The Conservative party has once again moved to reassure individuals with a UK pension currently living in the European Union during its annual conference in Birmingham today (1 October).
Secretary of state for the Department for Work & Pensions (DWP) Esther McVey said the party will protect UK pensions in the European Union after Brexit.
Currently the UK has a deal with the European Economic Area so that UK residents living in these countries sees their state pension rise with the cost of living.
So, for a UK resident living in the EEA, the state pension increases by the triple-lock - whichever is the greatest of earnings, prices or 2.5 per cent - as it does in the UK.
Ms MvVey said: "We will ensure that people with UK pensions that have moved to the EU will have their pensions protected.
"We will provide a triple lock on people with UK pensions living in the European Union. We are delivering a private pension revolution, with more people than ever contributing to their pensions."
However Ms McVey failed to offer any greater certainty for UK citizens living in the European Union who have private pension pots.
No-deal Brexit documents published by the government this summer warned insurance companies may be unable to pay pensions to their UK customers living in the European Union.
Ms McVey also used her speech to state that the party was dedicated to delivering the pensions dashboard.
She said: "Auto-enrolment has seen nearly 10 million new pension savers. So we will continue to support an industry-led pensions dashboard."
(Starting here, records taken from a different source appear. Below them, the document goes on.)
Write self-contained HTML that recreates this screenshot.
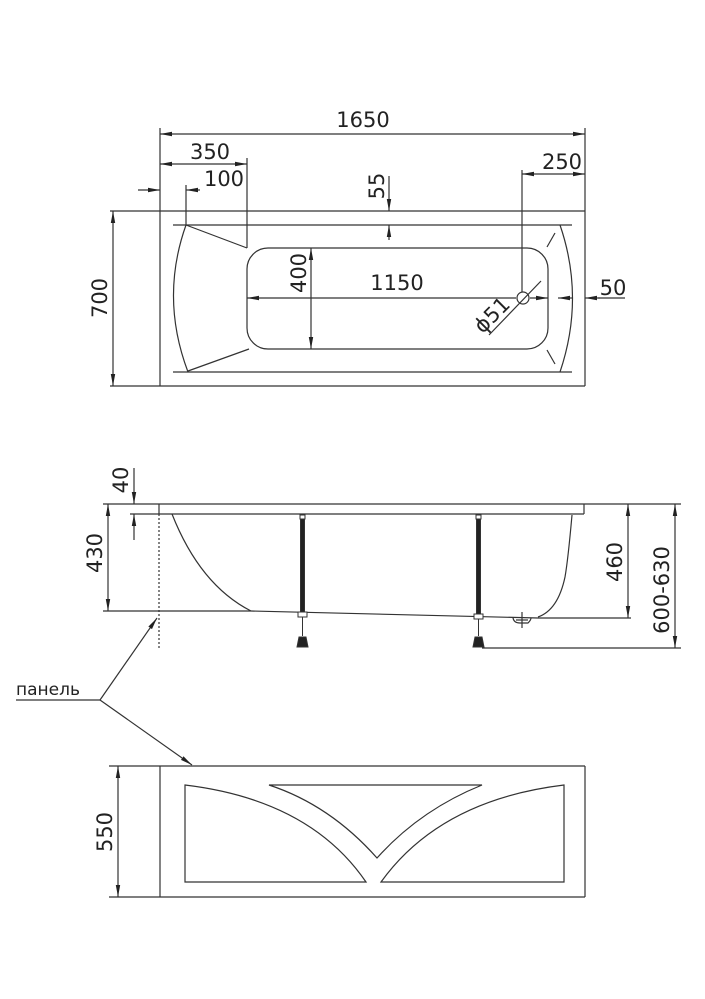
<!DOCTYPE html>
<html><head><meta charset="utf-8"><style>
html,body{margin:0;padding:0;background:#fff;}
svg{display:block;}
text{font-family:"DejaVu Sans","Liberation Sans",sans-serif;font-size:21px;fill:#222;}
</style></head><body>
<svg width="705" height="999" viewBox="0 0 705 999" xmlns="http://www.w3.org/2000/svg">
<defs>
<marker id="a" markerWidth="12" markerHeight="6" refX="12" refY="3" orient="auto-start-reverse" markerUnits="userSpaceOnUse">
<path d="M0,0.8 L12,3 L0,5.2 Z" fill="#222"/></marker>
</defs>
<g stroke="#333" stroke-width="1.2" fill="none">
<line x1="160" y1="128" x2="160" y2="386"/>
<line x1="585" y1="128" x2="585" y2="386"/>
<line x1="110" y1="211" x2="585" y2="211"/>
<line x1="110" y1="386" x2="585" y2="386"/>
<line x1="173" y1="225" x2="572" y2="225"/>
<line x1="173" y1="372" x2="572" y2="372"/>
<path d="M186,225 Q160,298 188,372"/>
<line x1="186" y1="225" x2="247" y2="248"/>
<line x1="188" y1="371" x2="249" y2="349"/>
<path d="M560,225 Q585,298 560,372"/>
<line x1="547" y1="247" x2="555" y2="233"/>
<line x1="547" y1="350" x2="555" y2="364"/>
<rect x="247" y="248" width="301" height="101" rx="21"/>
<line x1="160" y1="134" x2="585" y2="134" marker-start="url(#a)" marker-end="url(#a)"/>
<line x1="247" y1="158" x2="247" y2="248"/>
<line x1="160" y1="164" x2="247" y2="164" marker-start="url(#a)" marker-end="url(#a)"/>
<line x1="138" y1="190" x2="160" y2="190" marker-end="url(#a)"/>
<line x1="200" y1="190" x2="186" y2="190" marker-end="url(#a)"/>
<line x1="186" y1="185" x2="186" y2="225"/>
<line x1="389" y1="176" x2="389" y2="211" marker-end="url(#a)"/>
<line x1="389" y1="240" x2="389" y2="225" marker-end="url(#a)"/>
<line x1="522" y1="170" x2="522" y2="292"/>
<line x1="522" y1="174" x2="585" y2="174" marker-start="url(#a)" marker-end="url(#a)"/>
<line x1="311" y1="248" x2="311" y2="349" marker-start="url(#a)" marker-end="url(#a)"/>
<line x1="247" y1="298" x2="516" y2="298" marker-start="url(#a)"/>
<line x1="530" y1="298" x2="548" y2="298" marker-end="url(#a)"/>
<line x1="572" y1="298" x2="558" y2="298" marker-end="url(#a)"/>
<line x1="598" y1="298" x2="625" y2="298"/>
<line x1="600" y1="298" x2="585" y2="298" marker-end="url(#a)"/>
<circle cx="523" cy="298" r="6"/>
<line x1="489" y1="335" x2="541" y2="281"/>
<line x1="113" y1="211" x2="113" y2="386" marker-start="url(#a)" marker-end="url(#a)"/>
<line x1="103" y1="504" x2="681" y2="504"/>
<line x1="130" y1="514" x2="584" y2="514"/>
<line x1="159" y1="504" x2="159" y2="514"/>
<line x1="584" y1="504" x2="584" y2="514"/>
<line x1="159" y1="514" x2="159" y2="648" stroke-dasharray="2,2"/>
<path d="M172,514 Q200,585 251,611"/>
<line x1="103" y1="611" x2="251" y2="611"/>
<path d="M251,611 L538,618 L631,618"/>
<path d="M572,515 Q568,560 565,577 Q558,610 538,617"/>
<path d="M513,618 Q514,623 520,623 L528,623 Q531,620 531,618"/>
<line x1="522" y1="612" x2="522" y2="628"/>
<line x1="516" y1="620" x2="528" y2="620"/>
<line x1="108" y1="504" x2="108" y2="611" marker-start="url(#a)" marker-end="url(#a)"/>
<line x1="134" y1="468" x2="134" y2="504" marker-end="url(#a)"/>
<line x1="134" y1="540" x2="134" y2="514" marker-end="url(#a)"/>
<line x1="628" y1="504" x2="628" y2="618" marker-start="url(#a)" marker-end="url(#a)"/>
<line x1="675" y1="504" x2="675" y2="648" marker-start="url(#a)" marker-end="url(#a)"/>
<line x1="482" y1="648" x2="681" y2="648"/>
<line x1="109" y1="766" x2="585" y2="766"/>
<line x1="109" y1="897" x2="585" y2="897"/>
<line x1="160" y1="766" x2="160" y2="897"/>
<line x1="585" y1="766" x2="585" y2="897"/>
<line x1="118" y1="766" x2="118" y2="897" marker-start="url(#a)" marker-end="url(#a)"/>
<path d="M185,785 Q310,800 366,882 L185,882 Z"/>
<path d="M564,785 Q440,800 381,882 L564,882 Z"/>
<path d="M269,785 L482,785 Q420,810 377,858 Q330,805 269,785 Z"/>
<line x1="16" y1="700" x2="100" y2="700"/>
<line x1="100" y1="700" x2="157" y2="618" marker-end="url(#a)"/>
<line x1="100" y1="700" x2="192" y2="765" marker-end="url(#a)"/>
</g>
<g fill="#222" stroke="#333" stroke-width="1">
<rect x="300" y="515" width="5" height="4" fill="#fff"/>
<rect x="300.5" y="519" width="4" height="93"/>
<rect x="298" y="612" width="9" height="5" fill="#fff"/>
<line x1="302.5" y1="617" x2="302.5" y2="636"/>
<path d="M299,637 L306,637 L308,647 L297,647 Z"/>
<rect x="476" y="515" width="5" height="4" fill="#fff"/>
<rect x="476.5" y="519" width="4" height="95"/>
<rect x="474" y="614" width="9" height="5" fill="#fff"/>
<line x1="478.5" y1="619" x2="478.5" y2="636"/>
<path d="M475,637 L482,637 L484,647 L473,647 Z"/>
</g>
<text x="363" y="127" text-anchor="middle">1650</text>
<text x="210" y="159" text-anchor="middle">350</text>
<text x="224" y="186" text-anchor="middle">100</text>
<text x="562" y="169" text-anchor="middle">250</text>
<text x="397" y="290" text-anchor="middle">1150</text>
<text x="613" y="295" text-anchor="middle">50</text>
<text transform="translate(384,186) rotate(-90)" text-anchor="middle">55</text>
<text transform="translate(306,273) rotate(-90)" text-anchor="middle">400</text>
<text transform="translate(107,298) rotate(-90)" text-anchor="middle">700</text>
<text transform="translate(497,320) rotate(-45)" text-anchor="middle">ϕ51</text>
<text transform="translate(128,480) rotate(-90)" text-anchor="middle">40</text>
<text transform="translate(102,553) rotate(-90)" text-anchor="middle">430</text>
<text transform="translate(622,562) rotate(-90)" text-anchor="middle">460</text>
<text transform="translate(669,590) rotate(-90)" text-anchor="middle">600-630</text>
<text transform="translate(112,832) rotate(-90)" text-anchor="middle">550</text>
<text x="16" y="695" style="font-size:17px">панель</text>
</svg>
</body></html>
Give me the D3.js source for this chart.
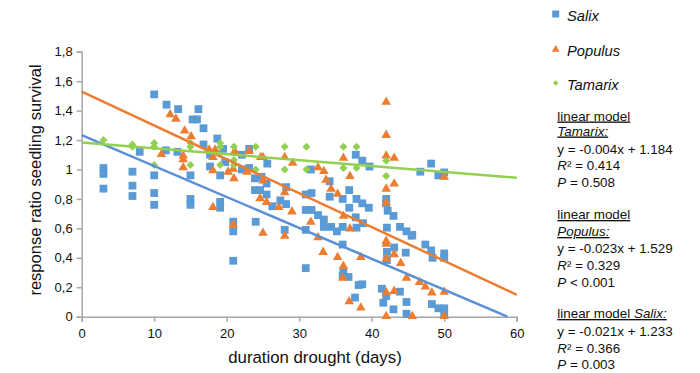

Commenting on Twitter, Tom McPhail, head of policy at Bristol-based Hargreaves Lansdown, said it was good to hear Ms McVey reiterating government support for the Pensions Dashboard.
He said: "Hargreaves Lansdown believes it must fulfil three criteria for success: 1) Universal coverage, no exceptions (even if not all on day one) 2) State pension data and 3) Multiple access points."
However the former GMTV-presenter turned politician failed to offer any detail on what that support would look like despite more than 20 pension providers and administrators demanding 'a firm stance on compulsion' from the government on the pension dashboard last month.
The plan behind the pension dashboard, which is due to launch in 2019, is to create the technology to allow savers to see all of their retirement pots in one place at the same time, giving them a greater awareness of their assets and how to plan for their retirement.
Earlier this month, the government said it would let the industry take lead on the project and shied back from committing to force providers to submit client data.
Back in July FTAdviser reported there were rumours that Ms McVey had plans to kill off the pensions dashboard, but the DWP was quick to say that it was continuing to work on delivering the tool.
McVey's recent show of support for the pensions dashboard comes after a report from pensions consultants LCP and YouGov found that 21 per cent of people were in favour of the dashboard and would be encouraged to save more with it.